Digital Advertising Beyond the Impression

The baseline metric for pricing and measuring digital advertising—the served impression—has shaped digital media for more than two decades, as explored in a new eMarketer report, “Attention and Engagement Metrics: Going Beyond the Impression”.

A history of ever-decreasing CPMs for display ads meant that publishers had to achieve massive scale to deliver enough impressions to make money from digital. This led to creating clickbait, slideshows, unskippable pre-roll video ads and other content that was hard to avoid but also frequently low quality.

“The CPM model that has valued consumer time is at such a low rate that people are being bombarded with ads all the time,” resulting in the rise of ad blocking and people opting to pay a premium for ad-free experiences, according to David Levy, co-founder and COO of digital video ad tech provider true[X].

As impressions continued to lose value, advertisers started asking questions about the quality and efficacy of served impressions: How many real, live humans were on the other side of all those impressions being served?
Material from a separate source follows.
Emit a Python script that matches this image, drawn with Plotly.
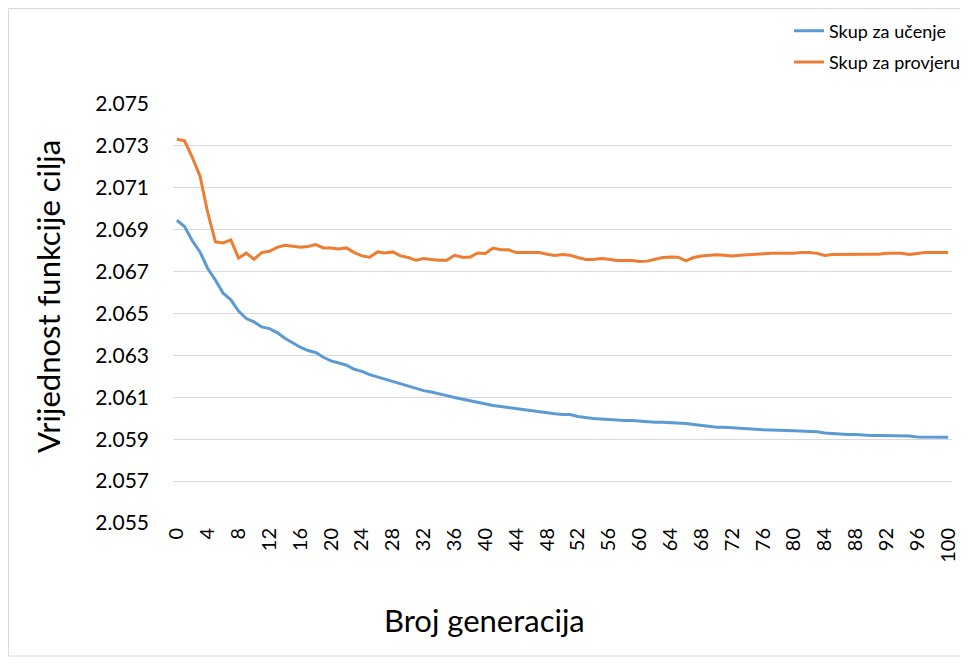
import plotly.graph_objects as go

generations = list(range(0, 101))

train_values = [
    2.06945, 2.06915, 2.06847, 2.06794, 2.06715, 2.06660, 2.06597, 2.06565, 2.06512, 2.06476,
    2.06460, 2.06436, 2.06428, 2.06409, 2.06382, 2.06360, 2.06339, 2.06323, 2.06314, 2.06291,
    2.06274, 2.06264, 2.06253, 2.06234, 2.06224, 2.06208, 2.06197, 2.06188, 2.06178, 2.06167,
    2.06154, 2.06142, 2.06132, 2.06125, 2.06118, 2.06108, 2.06099, 2.06091, 2.06083, 2.06076,
    2.06068, 2.06061, 2.06056, 2.06051, 2.06043, 2.06038, 2.06035, 2.06030, 2.06026, 2.06021,
    2.06018, 2.06018, 2.06008, 2.06002, 2.05999, 2.05997, 2.05994, 2.05992, 2.05989, 2.05989,
    2.05986, 2.05984, 2.05981, 2.05981, 2.05979, 2.05979, 2.05975, 2.05970, 2.05965, 2.05961,
    2.05957, 2.05957, 2.05954, 2.05952, 2.05949, 2.05947, 2.05945, 2.05944, 2.05944, 2.05942,
    2.05940, 2.05938, 2.05938, 2.05935, 2.05930, 2.05927, 2.05924, 2.05922, 2.05922, 2.05919,
    2.05918, 2.05918, 2.05918, 2.05915, 2.05915, 2.05915, 2.05910, 2.05909, 2.05909, 2.05909,
    2.05909,
]

valid_values = [
    2.07332, 2.07324, 2.07245, 2.07157, 2.06982, 2.06842, 2.06837, 2.06851, 2.06765, 2.06788,
    2.06759, 2.06791, 2.06797, 2.06816, 2.06826, 2.06821, 2.06816, 2.06820, 2.06829, 2.06813,
    2.06813, 2.06808, 2.06813, 2.06791, 2.06775, 2.06769, 2.06794, 2.06789, 2.06794, 2.06775,
    2.06767, 2.06754, 2.06762, 2.06758, 2.06754, 2.06754, 2.06778, 2.06769, 2.06769, 2.06789,
    2.06786, 2.06812, 2.06804, 2.06804, 2.06791, 2.06791, 2.06791, 2.06791, 2.06783, 2.06777,
    2.06782, 2.06778, 2.06767, 2.06758, 2.06758, 2.06762, 2.06759, 2.06753, 2.06753, 2.06753,
    2.06748, 2.06750, 2.06759, 2.06767, 2.06770, 2.06769, 2.06751, 2.06767, 2.06774, 2.06778,
    2.06780, 2.06778, 2.06774, 2.06778, 2.06780, 2.06785, 2.06787, 2.06787, 2.06787, 2.06787,
    2.06788, 2.06791, 2.06791, 2.06787, 2.06777, 2.06782, 2.06783, 2.06783, 2.06783, 2.06783,
    2.06783, 2.06783, 2.06787, 2.06788, 2.06787, 2.06782, 2.06788, 2.06791, 2.06791, 2.06791,
    2.06791,
]

x_tick_values = list(range(0, 101, 4))
x_tick_labels = [str(v) for v in x_tick_values]

series_names = ["Skup za učenje", "Skup za provjeru"]
x_title = "Broj generacija"
y_title = "Vrijednost funkcije cilja"

FONT = "Lato, 'Open Sans', sans-serif"

W, H = 968, 667
L, T, R, B = 165, 96, 24, 152
PW, PH = W - L - R, H - T - B


def px_x(x):
    return (x - L) / PW


def px_y(y):
    return (H - B - y) / PH


fig = go.Figure()
fig.add_trace(go.Scatter(
    x=generations, y=train_values, mode="lines", name=series_names[0],
    line=dict(color="#5b9bd5", width=3), legendgroup="a",
))
fig.add_trace(go.Scatter(
    x=generations, y=valid_values, mode="lines", name=series_names[1],
    line=dict(color="#ed7d31", width=3), legendgroup="b",
))

fig.update_layout(
    width=W, height=H,
    margin=dict(l=L, r=R, t=T, b=B, autoexpand=False),
    paper_bgcolor="white", plot_bgcolor="white",
    font=dict(family=FONT, color="#000000"),
    showlegend=True,
    legend=dict(
        x=px_x(781), y=px_y(4.5), yanchor="top", xanchor="left",
        font=dict(size=18, color="#000000", family=FONT),
        tracegroupgap=5, traceorder="grouped", itemwidth=30,
        bgcolor="rgba(0,0,0,0)",
    ),
    xaxis=dict(
        range=[-0.5, 100.5], tickmode="array", tickvals=x_tick_values, ticktext=x_tick_labels,
        tickangle=-90, tickfont=dict(size=20, family=FONT, color="#000000"),
        showgrid=False, zeroline=False, showline=False, ticks="",
    ),
    yaxis=dict(
        range=[2.055, 2.075], tick0=2.055, dtick=0.002, tickformat=".3f",
        tickfont=dict(size=21, family=FONT, color="#000000"),
        showgrid=True, gridcolor="#d9d9d9", gridwidth=1, zeroline=False,
        showline=False, ticks="", ticklabelstandoff=23,
    ),
    annotations=[
        dict(text=x_title, xref="paper", yref="paper", x=px_x(476), y=px_y(612),
             showarrow=False, font=dict(size=31, family=FONT, color="#000000"),
             xanchor="center", yanchor="middle"),
        dict(text=y_title, xref="paper", yref="paper", x=px_x(40), y=px_y(289),
             showarrow=False, textangle=-90, font=dict(size=31, family=FONT, color="#000000"),
             xanchor="center", yanchor="middle"),
    ],
    shapes=[
        dict(type="rect", xref="paper", yref="paper",
             x0=px_x(0.5), x1=px_x(958), y0=px_y(648), y1=px_y(0.5),
             line=dict(color="#d9d9d9", width=1), fillcolor="rgba(0,0,0,0)", layer="below"),
    ],
)

fig.write_html("out.html")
And were those ads being served to them on-screen long enough for them to take notice?

One key result of trying to get those questions answered and achieving more accountability was the viewability standard put forth by the Media Rating Council (MRC) in 2014, which publishers and agencies have been working to meet ever since. The MRC states that 50% or more of a display ad’s pixels should be in-view for 1 continuous second or longer, or 2 continuous seconds for video.

This push for viewability remains top of mind among publishers. According to April 2016 research from ad tech provider Mixpo, 29% of US digital ad professionals working at publishers said they were extremely concerned about viewability, slightly edging out another important issue: attribution and measurement. Only 3% reported that they were not at all concerned about the issue.
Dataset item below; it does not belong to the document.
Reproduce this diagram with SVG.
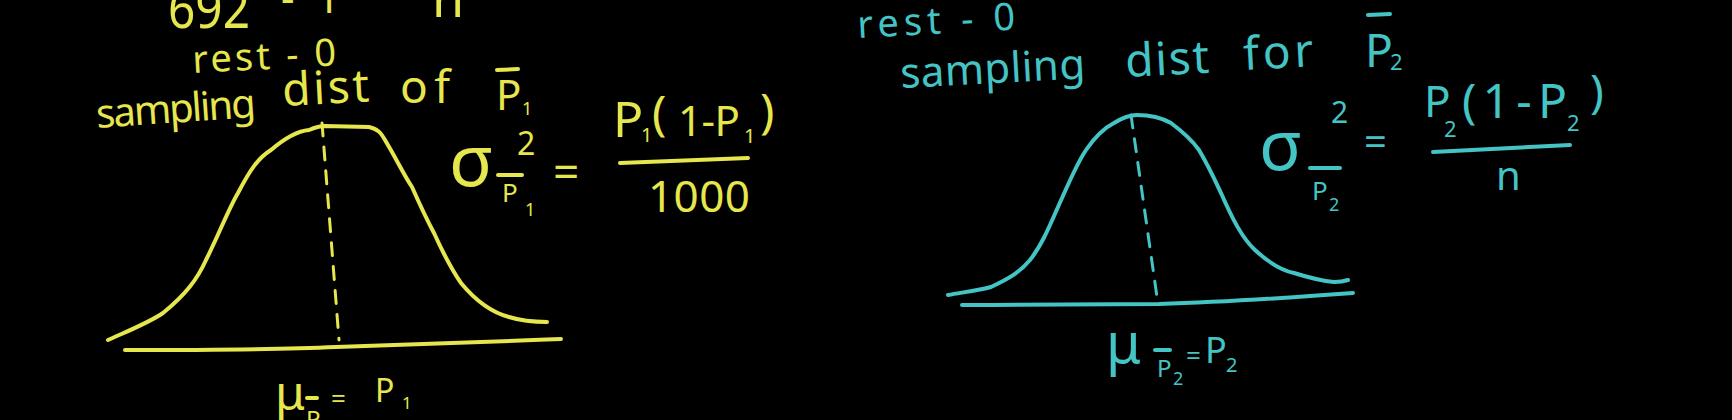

Many in the industry see meeting the viewability standard as simply a first step in achieving better measures for digital ad effectiveness, particularly around attention and engagement.
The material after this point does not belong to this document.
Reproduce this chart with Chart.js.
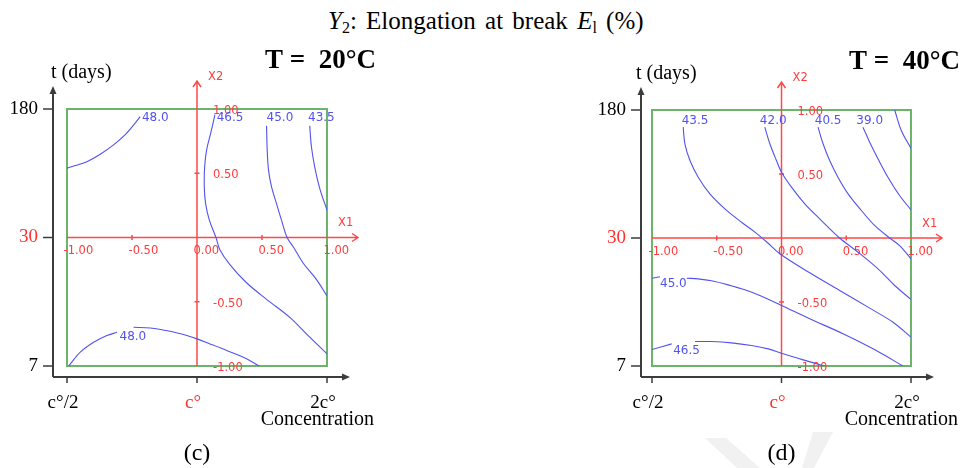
<!DOCTYPE html>
<html>
<head>
<meta charset="utf-8">
<script src="https://cdn.jsdelivr.net/npm/chart.js@4"></script>
<style>
  body { margin: 0; background: #fff; }
  #wrap { position: relative; width: 961px; height: 468px; overflow: hidden; font-family: "Liberation Serif", "Times New Roman", serif; }
  #title { position: absolute; left: 328px; top: 8px; font-size: 25px; line-height: 25px; word-spacing: 3px; white-space: nowrap; color: #000; }
  #title sub { font-size: 16px; line-height: 0; vertical-align: -4px; }
  #mark { position: absolute; left: 0; top: 0; }
  canvas { position: absolute; top: 0; }
</style>
</head>
<body>
<div id="wrap">
  <svg id="mark" width="961" height="468">
    <polygon points="705,438 726,438 760,468 737,468" fill="#f1f1f1"/>
    <polygon points="813,432 833,432 814,468 802,468" fill="#f1f1f1"/>
  </svg>
  <div id="title"><i>Y</i><sub>2</sub>: Elongation at break <i>E</i><sub>l</sub> (%)</div>
  <canvas id="p20" width="480" height="468" style="left:0"></canvas>
  <canvas id="p40" width="481" height="468" style="left:480px"></canvas>
</div>
<script>
// coded factor levels (X1 = concentration, X2 = storage time)
const codedTicks = [-1, -0.5, 0, 0.5, 1];
const concTicks = ['c°/2', 'c°', '2c°'];
const timeTicks = ['180', '30', '7'];

// T = 20 °C: iso-response lines, each a list of segments of [X1, X2] points
const levels20 = [48.0, 46.5, 45.0, 43.5, 48.0];
const iso20 = [
  [[[-1.0, 0.54], [-0.936, 0.56], [-0.847, 0.59], [-0.744, 0.648], [-0.642, 0.721], [-0.552, 0.80], [-0.476, 0.89], [-0.437, 0.94]]],
  [[[0.138, 0.956], [0.105, 0.81], [0.074, 0.682], [0.059, 0.552], [0.056, 0.396], [0.066, 0.266], [0.095, 0.135], [0.146, 0.0],
    [0.176, -0.095], [0.253, -0.211], [0.381, -0.352], [0.535, -0.481], [0.714, -0.622], [0.867, -0.776], [1.0, -0.905]]],
  [[[0.535, 0.87], [0.54, 0.68], [0.55, 0.526], [0.573, 0.396], [0.611, 0.266], [0.65, 0.135], [0.693, 0.0],
    [0.739, -0.07], [0.816, -0.198], [0.918, -0.326], [1.0, -0.455]]],
  [[[0.867, 0.87], [0.88, 0.708], [0.905, 0.552], [0.944, 0.383], [1.0, 0.213]]],
  [[[-0.987, -1.0], [-0.898, -0.892], [-0.795, -0.815], [-0.693, -0.763], [-0.616, -0.738]],
   [[-0.488, -0.699], [-0.36, -0.704], [-0.207, -0.73], [-0.079, -0.763], [0.0, -0.789], [0.1, -0.828],
    [0.228, -0.879], [0.381, -0.943], [0.478, -1.0]]]
];
const labelAt20 = [[-0.424, 0.93], [0.151, 0.93], [0.535, 0.93], [0.854, 0.93], [-0.596, -0.774]];

// T = 40 °C
const levels40 = [43.5, 42.0, 40.5, 39.0, 37.5, 45.0, 46.5];
const iso40 = [
  [[[-0.759, 0.866], [-0.746, 0.736], [-0.707, 0.605], [-0.643, 0.475], [-0.553, 0.345], [-0.437, 0.228], [-0.308, 0.123],
    [-0.21, 0.05], [-0.11, -0.035], [-0.013, -0.123], [0.218, -0.272], [0.449, -0.41], [0.681, -0.548], [0.861, -0.658], [1.0, -0.775]]],
  [[[-0.129, 0.866], [-0.09, 0.736], [-0.039, 0.605], [0.0, 0.514], [0.077, 0.397], [0.18, 0.267], [0.295, 0.15], [0.449, 0.0],
    [0.591, -0.111], [0.745, -0.241], [0.874, -0.371], [1.0, -0.48]]],
  [[[0.282, 0.866], [0.321, 0.736], [0.372, 0.605], [0.436, 0.475], [0.514, 0.345], [0.617, 0.215], [0.719, 0.098], [0.835, 0.0],
    [0.912, -0.059], [1.0, -0.163]]],
  [[[0.629, 0.866], [0.681, 0.748], [0.745, 0.619], [0.822, 0.475], [0.912, 0.332], [1.0, 0.22]]],
  [[[0.874, 1.0], [0.925, 0.84], [1.0, 0.70]]],
  [[[-1.0, -0.314], [-0.938, -0.303]],
   [[-0.732, -0.314], [-0.643, -0.319], [-0.54, -0.334], [-0.412, -0.366], [-0.283, -0.405], [-0.154, -0.455], [0.0, -0.527],
    [0.218, -0.631], [0.475, -0.748], [0.732, -0.879], [0.937, -1.0]]],
  [[[-1.0, -0.871], [-0.848, -0.827]],
   [[-0.668, -0.809], [-0.54, -0.809], [-0.386, -0.819], [-0.231, -0.84], [-0.103, -0.866], [0.0, -0.9], [0.167, -0.952], [0.334, -1.0]]]
];
const labelAt40 = [[-0.771, 0.918], [-0.167, 0.918], [0.257, 0.918], [0.578, 0.918], null, [-0.938, -0.358], [-0.836, -0.879]];

const BLUE = '#5252ee';
const RED = '#ff4848';
const GREEN = '#6cb46c';
const AXIS = '#3c3c3c';
const SERIF = '"Liberation Serif", "Times New Roman", serif';

function drawFrame(cfg) {
  return {
    id: 'frame',
    beforeDatasetsDraw(chart) {
      const { ctx, chartArea: a, scales: { x, y } } = chart;
      const cx = x.getPixelForValue(0), cy = y.getPixelForValue(0);
      ctx.save();
      // design square
      ctx.strokeStyle = GREEN;
      ctx.lineWidth = 2;
      ctx.strokeRect(a.left, a.top, a.right - a.left, a.bottom - a.top);

      // coded axes X1 / X2
      ctx.strokeStyle = RED;
      ctx.lineWidth = 1.5;
      const xEnd = a.right + 31, yEnd = a.top - 28;
      ctx.beginPath();
      ctx.moveTo(a.left, cy); ctx.lineTo(xEnd, cy);
      ctx.moveTo(xEnd - 6, cy - 4); ctx.lineTo(xEnd, cy); ctx.lineTo(xEnd - 6, cy + 4);
      ctx.moveTo(cx, a.bottom); ctx.lineTo(cx, yEnd);
      ctx.moveTo(cx - 4, yEnd + 6); ctx.lineTo(cx, yEnd); ctx.lineTo(cx + 4, yEnd + 6);
      [-0.5, 0.5].forEach(v => {
        const px = x.getPixelForValue(v), py = y.getPixelForValue(v);
        ctx.moveTo(px, cy - 2.5); ctx.lineTo(px, cy + 2.5);
        ctx.moveTo(cx - 2.5, py); ctx.lineTo(cx + 2.5, py);
      });
      ctx.stroke();

      ctx.fillStyle = '#ff3a3a';
      ctx.font = '11.5px "DejaVu Sans", sans-serif';
      ctx.textBaseline = 'middle';
      ctx.textAlign = 'left';
      codedTicks.forEach(v => {
        ctx.fillText(v.toFixed(2), x.getPixelForValue(v) - 3.5, cy + 14);
        if (v !== 0) ctx.fillText(v.toFixed(2), cx + 16, y.getPixelForValue(v) + 2);
      });
      ctx.fillText('X1', a.right + 11, cy - 14);
      ctx.fillText('X2', cx + 11, a.top - 32);
      ctx.restore();
    },
    afterDatasetsDraw(chart) {
      const { ctx, chartArea: a, scales: { x, y } } = chart;
      ctx.save();
      // contour labels
      ctx.fillStyle = BLUE;
      ctx.font = '12px "DejaVu Sans", sans-serif';
      ctx.textBaseline = 'middle';
      ctx.textAlign = 'left';
      cfg.labelAt.forEach((p, i) => {
        if (!p) return;
        ctx.fillText(cfg.levels[i].toFixed(1), x.getPixelForValue(p[0]), y.getPixelForValue(p[1]));
      });

      // real-unit axes: concentration and storage time
      const ax = a.left - cfg.axisGap, ay = a.bottom + 11;
      const top = a.top - 23, right = a.right + 23;
      ctx.strokeStyle = AXIS;
      ctx.fillStyle = AXIS;
      ctx.lineWidth = 2;
      ctx.beginPath();
      ctx.moveTo(ax, ay); ctx.lineTo(ax, top + 6);
      ctx.moveTo(ax, ay); ctx.lineTo(right - 6, ay);
      ctx.stroke();
      ctx.beginPath();
      ctx.moveTo(ax, top); ctx.lineTo(ax - 3.5, top + 8); ctx.lineTo(ax + 3.5, top + 8); ctx.closePath();
      ctx.moveTo(right, ay); ctx.lineTo(right - 8, ay - 3.5); ctx.lineTo(right - 8, ay + 3.5); ctx.closePath();
      ctx.fill();
      ctx.lineWidth = 1.5;
      ctx.beginPath();
      [-1, 0, 1].forEach(v => {
        const py = y.getPixelForValue(v), px = x.getPixelForValue(v);
        ctx.moveTo(ax - 10, py); ctx.lineTo(ax, py);
        ctx.moveTo(px, ay); ctx.lineTo(px, ay + 6);
      });
      ctx.stroke();

      ctx.font = '19px ' + SERIF;
      ctx.textBaseline = 'middle';
      ctx.textAlign = 'right';
      [1, 0, -1].forEach((v, i) => {
        ctx.fillStyle = v === 0 ? '#ff3030' : '#000';
        ctx.fillText(timeTicks[i], ax - 15, y.getPixelForValue(v));
      });
      ctx.textBaseline = 'alphabetic';
      ctx.textAlign = 'center';
      [-1, 0, 1].forEach((v, i) => {
        ctx.fillStyle = v === 0 ? '#ff3030' : '#000';
        ctx.fillText(concTicks[i], x.getPixelForValue(v) - 4, a.bottom + 42);
      });
      ctx.fillStyle = '#000';
      ctx.textAlign = 'right';
      ctx.font = '20px ' + SERIF;
      ctx.fillText('Concentration', a.right + 47, a.bottom + 59);
      ctx.textAlign = 'left';
      ctx.fillText('t (days)', a.left - 16, a.top - 31);
      ctx.font = 'bold 27px ' + SERIF;
      ctx.fillText(cfg.temp, a.right - 62, a.top - 41);
      ctx.font = '24px ' + SERIF;
      ctx.textAlign = 'center';
      ctx.fillText(cfg.tag, (a.left + a.right) / 2, 460);
      ctx.restore();
    }
  };
}

function makePanel(id, cfg) {
  const datasets = [];
  cfg.lines.forEach(segs => segs.forEach(seg => datasets.push({
    data: seg.map(p => ({ x: p[0], y: p[1] })),
    showLine: true,
    borderColor: BLUE,
    borderWidth: 1.1,
    pointRadius: 0,
    tension: 0.35,
    fill: false
  })));

  new Chart(document.getElementById(id), {
    type: 'scatter',
    data: { datasets },
    options: {
      responsive: false,
      animation: false,
      events: [],
      layout: { padding: cfg.padding },
      scales: {
        x: { min: -1, max: 1, display: false },
        y: { min: -1, max: 1, display: false }
      },
      plugins: { legend: { display: false }, tooltip: { enabled: false } }
    },
    plugins: [drawFrame(cfg)]
  });
}

makePanel('p20', {
  lines: iso20, levels: levels20, labelAt: labelAt20,
  temp: 'T =  20°C', tag: '(c)', axisGap: 14,
  padding: { left: 67, top: 109, right: 153, bottom: 102 }
});
makePanel('p40', {
  lines: iso40, levels: levels40, labelAt: labelAt40,
  temp: 'T =  40°C', tag: '(d)', axisGap: 11,
  padding: { left: 172, top: 110, right: 50, bottom: 102 }
});
</script>
</body>
</html>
“We knew that viewability was just a building block,” said Jason Kint, CEO of Digital Content Next (DCN), an industry trade group representing premium digital publishers. “Once we know an ad has the opportunity to be seen, the most important metric to add to that is the time in which the ad has been exposed to the audience.”

There is some evidence that digital ads exceeding the MRC standard are more effective at meeting brand goals like improving recall, based on a study published in February 2016 by IPG Media Lab, Cadreon and Integral Ad Science. When examining both time and percent of pixels the ads were in-view, ads that were above the MRC standard produced a statistically significant improvement in ad recall among US internet users polled.